What has always troubled me the most with the view that we need to stop “climate change” in the form of “global warming” is the idea that it would be bad if the Earth became warmer. Sure, that could be negative in some areas for some reasons, but it would also be beneficial in other areas for other reasons. Suppose for example that Antarctica, or at least parts of it, would become habitable due to a warmer climate, wouldn’t that be a good thing that could possibly outweigh possible problems elsewhere?

First, the particulars. For Antarctica to become habitable, an immense volume of ice would need to melt away to expose bedrock, on the order of 30,000,000 km3. That water would go somewhere: into the oceans. The resulting sea level rise would wipe out coastal cities worldwide. If Karlsson proposes that losing all of that built capital will be offset by constructing new cities in Antarctica, Desdemona replies with Bastiat’s broken window. Karlsson asks another question:

So what is there to say that the pre-industrial era climate is really the optimal climate? That the benefits of a possible warmer climates wouldn’t outweigh the disadvantages? I have asked that many times to Al Gore supporters and either gotten no answer at all, or some list of alleged (and exaggerated) disadvantages that completely overlooked the benefits.

Setting aside Karlsson’s characterization of Gore supporters, Desdemona answers by asking another question: the human species is about 200,000 years old – why did agricultural civilization appear only in the last 9,000 years or so? Climate. Agriculture became possible only during the remarkably stable climate of the Holocene epoch, which began at the end of the last ice age, about 12,000 years ago. Ice core data show that before the Holocene, climate variability was much greater, almost certainly precluding the predictable weather that’s necessary for large-scale agriculture. The Holocene truly was the “optimal climate” and was a prerequisite for human civilization.    The GRIP ice core showing the temperature of Greenland for the last 250,000 years, including the last warm period at 125,000 years ago and the aborted cooling 8,200 years ago. Dansgaard, et al., 1993 / williamcalvin.com   Now, to the larger issue.

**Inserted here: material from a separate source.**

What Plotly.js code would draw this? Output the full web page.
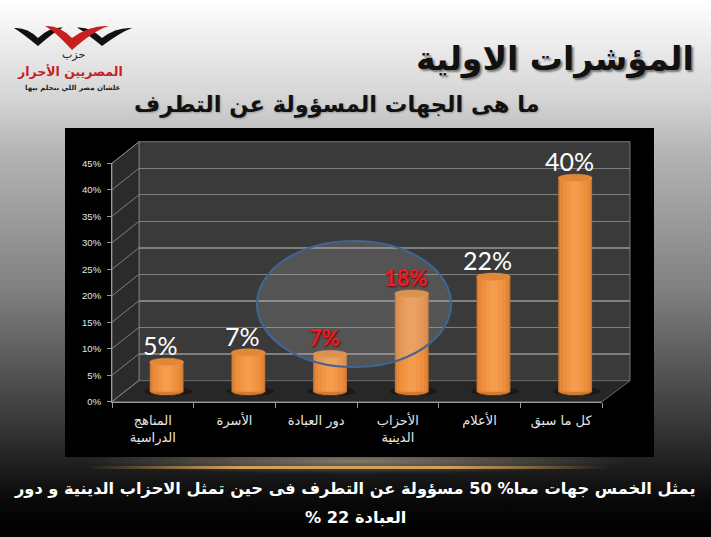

The question isn’t really about the final equilibrium temperature, it’s about the rate of change, which is unprecedented in the entire history of the planet. Atmospheric and ocean chemistry are changing more rapidly than at any time in the past 65 million years at least.   800,000-Year Record of Atmospheric Carbon Dioxide Concentration.  Lüthi et al.; Tans; IIASA 2008 via globalchange.gov   It’s these immense rates of change that are dismantling the great biogeochemical cycles of the planet. And the market has no substitutes for those.